Wenige Hauseingänge weiter steht man auf der Fahrradschlauchfußmatte des Fahrradgeschäfts Ritzel Kitzel. Von der Decke hängen bunt lackierte Felgen und Mountainbikerahmen aus Bambus, viele Einzelteile - ein richtiger Schrauberladen. Der Besitzer Mario Kaaf mit hochgestellter Schildmütze schaut spitzbübisch Richtung Eingang. Die neuen Gäste? "Wenn ich abends heimfahren will, muss ich mich da erstmal durchgraben", sagt Kaaf über die Konzertbesucher, die Richtung Isar strömen. "Das sind so Leute, die nur auf sich und ihre Lackschuhe achten", sagt Kaaf. Das sei vielleicht befremdlich, aber tiefgreifende Veränderungen im Viertel erwartet er nicht.

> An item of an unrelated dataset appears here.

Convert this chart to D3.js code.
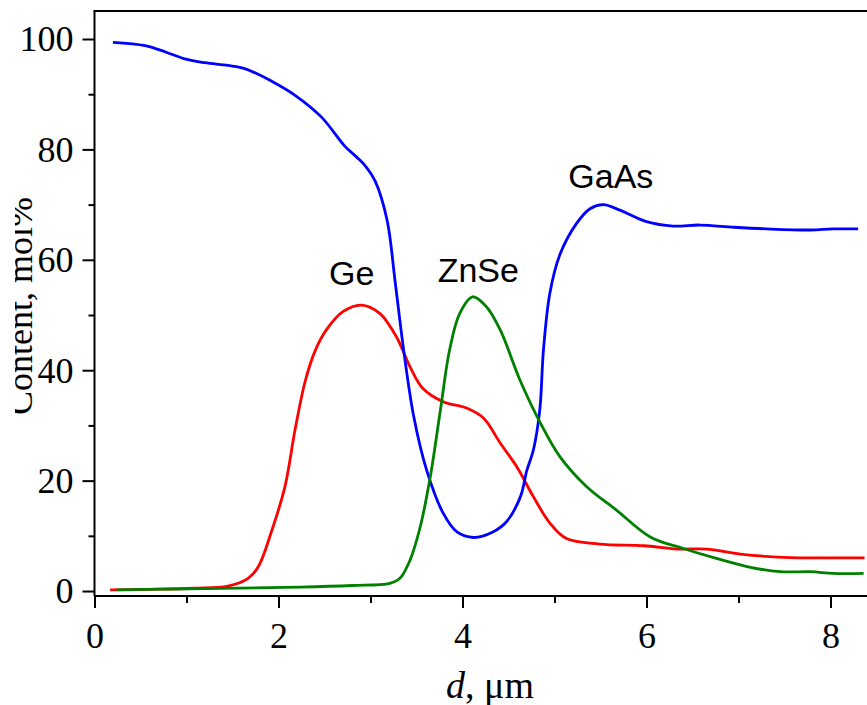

Sein Mitarbeiter, der gerade ein Mountainbike vor sich im Schraubstock hat, protestiert sofort. Das Konzerthaus und das neue Volkstheater am Schlachthof machten das Viertel attraktiver. "Aber in die falsche Richtung", sagt Sebastian Rausch, "eben für ein bestimmtes Klientel." Er wohnt direkt an der Schäftlarnstraße gegenüber vom Konzerthaus. In den vergangenen 15 Jahren sei im Viertel viel renoviert worden. Auch hier haben die Preise angezogen. "Ich gebe die Hälfte meines Gehalts für die Miete aus, das ist doch Wahnsinn", Rausch schaut düster.
Zurück im Gaia Café macht die Frage nach den Mieten auch die beiden Krankenpflegerinnen betroffen. Sie selbst haben Glück, die eine wohnt in einer Genossenschaftswohnung, die andere schon 30 Jahre bei einem privaten Vermieter. So bedeutet das neue Kulturzentrum für die einen mehr Lebensqualität. Anderen kann es egal sein - noch. So lange, bis es mehr junge Akademiker und Investoren in das Viertel am Flaucher zieht.
An der Ampel vorne am U-Bahnhof kommt ein älterer Herr aus dem Edeka, ein Kfz-Mechaniker. Vor ein paar Tagen hat er sich das neue Gebäude angesehen. Aber die Musik? "Nee, das ist nichts für mich, ich höre lieber Volksmusik, also Blasmusik und so", sagt er.